- League: Super League
- Duration: 28 Rounds
- Teams: 12
- Highest attendance: 23,375 Bradford Bulls vs Leeds Rhinos (2 July)
- Lowest attendance: 2,198 London Broncos vs Salford City Reds (28 March)
- Attendance: 1,439,706 (average 8,570)
- Broadcast partners: Sky Sports

2004 Season
- Champions: Leeds Rhinos 1st Super League title 4th British title
- League Leaders: Leeds Rhinos
- Man of Steel: Andrew Farrell
- Top point-scorer(s): Kevin Sinfield (277)
- Top try-scorer(s): Lesley Vainikolo (36)

Promotion and relegation
- Promoted from National League One: Leigh Centurions
- Relegated to National League One: Castleford Tigers

= 2004 Super League season =

British rugby league season

Tetley's Super League IX was the name of the 2004 Super League championship season due to sponsorship by Tetley's Bitter. This was the 110th season of top-level professional rugby league held in Britain, and the ninth championship decided by Super League. The season culminated in the grand final between Leeds Rhinos and Bradford Bulls, which Leeds won, claiming the 2004 title.

==Season summary==
During this season Leeds claimed a couple of records, they became the 1st team until Castleford in 2017 to accumulate 50 points from the regular rounds and finished a record 9 points clear of 2nd placed Bradford Bulls, they also became only the 2nd team in the Super League era to finish at home with a 100% record in the regular weekly rounds.
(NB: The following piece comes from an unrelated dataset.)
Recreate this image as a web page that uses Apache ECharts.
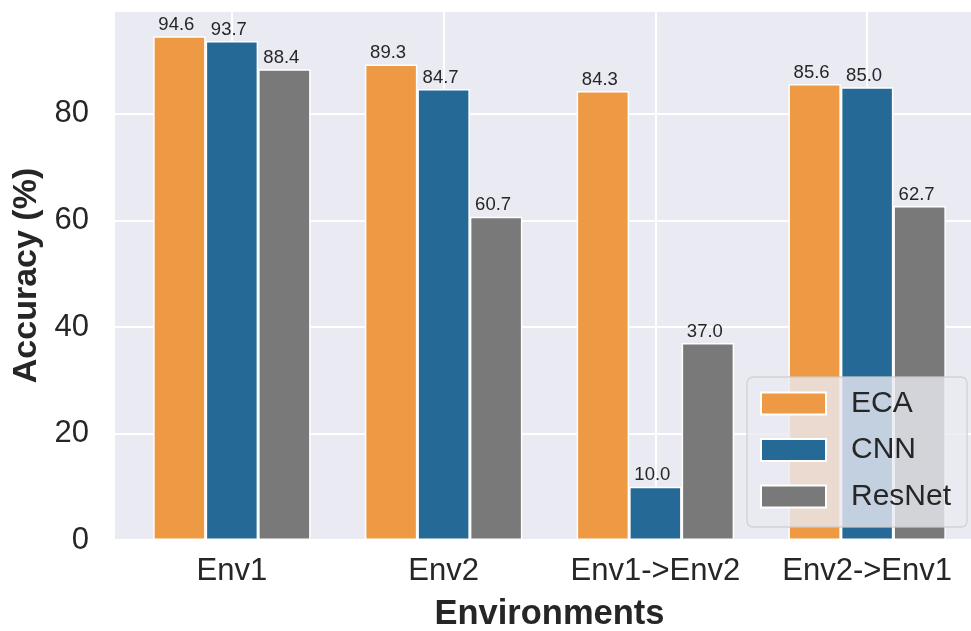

Lesley Vainikolo scored more tries than anybody else that season with 37, beating Danny McGuire who finished on 36.

==Table==

| Pos | Team | Pld | W | D | L | PF | PA | PD | Pts | Qualification |
| 1 | Leeds Rhinos (L, C) | 28 | 24 | 2 | 2 | 1037 | 443 | +594 | 50 | Semi Final |
| 2 | Bradford Bulls | 28 | 20 | 1 | 7 | 918 | 565 | +353 | 41 |
| 3 | Hull F.C. | 28 | 19 | 2 | 7 | 843 | 478 | +365 | 40 | Elimination Semi Final |
| 4 | Wigan Warriors | 28 | 17 | 4 | 7 | 736 | 558 | +178 | 38 |
| 5 | St Helens | 28 | 17 | 1 | 10 | 821 | 662 | +159 | 35 |
| 6 | Wakefield Trinity Wildcats | 28 | 15 | 0 | 13 | 788 | 662 | +126 | 30 |
| 7 | Huddersfield Giants | 28 | 12 | 0 | 16 | 518 | 757 | −239 | 24 |  |
| 8 | Warrington Wolves | 28 | 10 | 1 | 17 | 700 | 715 | −15 | 21 |
| 9 | Salford City Reds | 28 | 8 | 0 | 20 | 507 | 828 | −321 | 16 |
| 10 | London Broncos | 28 | 7 | 1 | 20 | 561 | 968 | −407 | 15 |
| 11 | Widnes Vikings | 28 | 7 | 0 | 21 | 466 | 850 | −384 | 14 |
| 12 | Castleford Tigers (R) | 28 | 6 | 0 | 22 | 515 | 924 | −409 | 12 | Relegation to National League One |

==Media==

===Television===
Live Super League IX matches were broadcast in the United Kingdom by Sky Sports in the first year of a new five-year television deal. The contract was signed less than three weeks before the start of the season. The deal, worth £53 million, represented a 15 percent, or £7 million, increase on the last contract. The contract would run until the end of the 2008 season and also cover the international game minus the 2008 World Cup, which is worth £5 million of the total amount. It was speculated in the media that clubs would receive around £700,000-£800,000 per year from the deal - less than the £1 million clubs received in 1995 when British rugby league agreed to switch to a summer season. The clubs had received in initial offer of £55.5 million from Sky, one of two offers rejected; after that offer was declined the amount was reduced with the final figure agreed being settled later after an intervention by Maurice Lindsay. Sky's offer took into account their dissatisfaction with the - BBC requested - proposed move of the Challenge Cup Final to between May and August in 2005, which they believed was too near to the October Grand Final. An RFL spokesman said: "To increase our overall take in a falling market is a major step forward for our game". Vic Wakeling speaking for Sky said: "Our relationship with rugby league is one of the longest in the 12-year history of Sky Sports and we are delighted to be announcing the same again in terms of Super League and international rights.

The BBC secured secondary broadcast rights to show the Super League play-offs and Grand Final nationally with a provision to show match highlights of regular season games. Previously, a deal with the BBC had seen a Sky highlights package shown in the BBC's northern regions.